Monday, Dec. 23, 1946

"My Dear Friends"

The Big Four's Foreign Ministers evacuated the Waldorf Tower in excellent order, exchanging a final round of amenities and felicitations.

Mr. Bevin: "One thing we have learned is to have patience."

M. Couve de Murville: "This is an important step in the re-establishment of world peace."

Mr. Molotov: "Permit me ... to congratulate the members of the Council of Foreign Ministers on finishing a long and hard work. ... I want to assure my colleagues that Moscow will extend a wholehearted welcome."

Mr. Byrnes: "I am very happy that we have reached agreement while we are in the city of New York and in the United States. ... I come to regard you now not as colleagues but as my dear friends."

It was agreed that the Italian, Balkan and Finnish treaties would not await the Moscow meeting (March 10) for signature, but would be signed at Paris in February by Big Four representatives. Mr. Molotov consented to allow deputies to start hearings at London in January in order to receive the views of smaller European Allies on the German and Austrian settlements.

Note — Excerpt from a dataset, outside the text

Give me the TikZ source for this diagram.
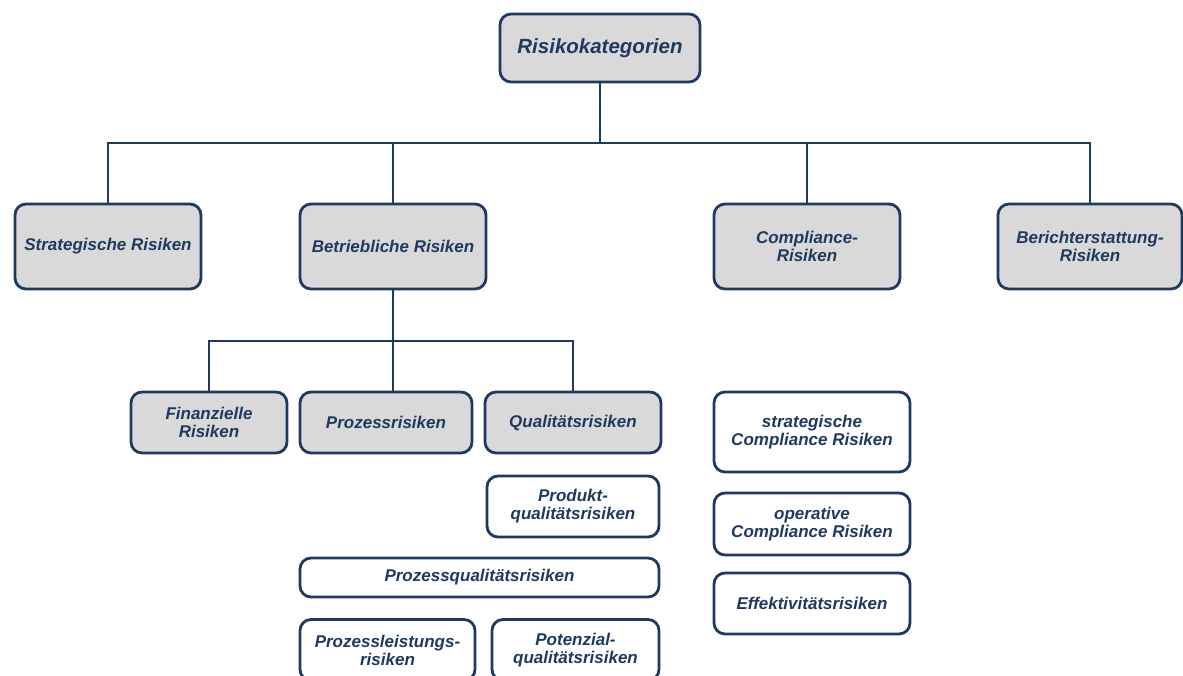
\documentclass[tikz,border=0pt]{standalone}
\usepackage{fontspec}
\setmainfont{Liberation Sans}
\definecolor{navy}{HTML}{1F3A60}
\definecolor{boxgray}{HTML}{D9D9D9}
\begin{document}
\begin{tikzpicture}[x=1pt,y=-1pt,
  box/.style={draw=navy, line width=2.8pt, rounded corners=11pt, align=center,
    inner sep=0pt, text=navy, font=\bfseries\itshape\fontsize{17}{18}\selectfont},
  grey/.style={box, fill=boxgray},
  plain/.style={box, fill=white},
  link/.style={draw=navy, line width=2.6pt}]
\useasboundingbox (0,0) rectangle (1183,675);
\clip (0,0) rectangle (1183,675);

% top level
\node[grey, minimum width=200pt, minimum height=68pt,
  font=\bfseries\itshape\fontsize{20.5}{24}\selectfont] (top) at (600,48) {Risikokategorien};

% second level
\node[grey, minimum width=186pt, minimum height=85pt] (strat) at (108,246.5) {Strategische Risiken};
\node[grey, minimum width=186pt, minimum height=85pt] (betr)  at (393,246.5) {Betriebliche Risiken};
\node[grey, minimum width=186pt, minimum height=85pt] (comp)  at (807,246.5) {Compliance-\\Risiken};
\node[grey, minimum width=184pt, minimum height=85pt] (ber)   at (1090,246.5) {Berichterstattung-\\Risiken};

% operational sub-categories
\node[grey, minimum width=156pt, minimum height=61pt] (fin)  at (209,422.5) {Finanzielle\\Risiken};
\node[grey, minimum width=172pt, minimum height=61pt] (proz) at (386,422.5) {Prozessrisiken};
\node[grey, minimum width=176pt, minimum height=61pt] (qual) at (573,422.5) {Qualitätsrisiken};

% quality risk types
\node[plain, minimum width=172pt, minimum height=61pt] (prod) at (573,506.5) {Produkt-\\qualitätsrisiken};
\node[plain, minimum width=359pt, minimum height=39pt] (pq)   at (479.5,577.5) {Prozessqualitätsrisiken};
\node[plain, minimum width=175pt, minimum height=61pt] (pl)   at (387.5,650) {Prozessleistungs-\\risiken};
\node[plain, minimum width=167pt, minimum height=61pt] (pot)  at (575.5,650) {Potenzial-\\qualitätsrisiken};

% compliance risk types
\node[plain, minimum width=196pt, minimum height=80pt] (scr) at (812,432) {strategische\\Compliance Risiken};
\node[plain, minimum width=196pt, minimum height=62pt] (ocr) at (812,524) {operative\\Compliance Risiken};
\node[plain, minimum width=196pt, minimum height=61pt] (eff) at (812,603.5) {Effektivitätsrisiken};

% connectors
\coordinate (j1) at (600,143);
\coordinate (j2) at (393,341);
\draw[link] (top.south) -- (j1);
\draw[link] (j1) -| (strat.north);
\draw[link] (j1) -| (betr.north);
\draw[link] (j1) -| (comp.north);
\draw[link] (j1) -| (ber.north);
\draw[link] (betr.south) -- (j2);
\draw[link] (j2) -| (fin.north);
\draw[link] (j2) -- (j2 |- proz.north);
\draw[link] (j2) -| (qual.north);
\end{tikzpicture}
\end{document}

Mr. Molotov had one final complaint to make: that U.S. press treatment of certain Soviet attitudes had been extremely "one-sided." This might have raised a certain uneasiness about Moscow's handling of foreign correspondents at the March meeting; but Mr. Molotov had previously assured Mr. Byrnes that they would be accorded the same facilities and freedom as in Manhattan. Nobody mentioned Russian coverage for the Russian people; even among dear friends some subjects are too delicate for discussion.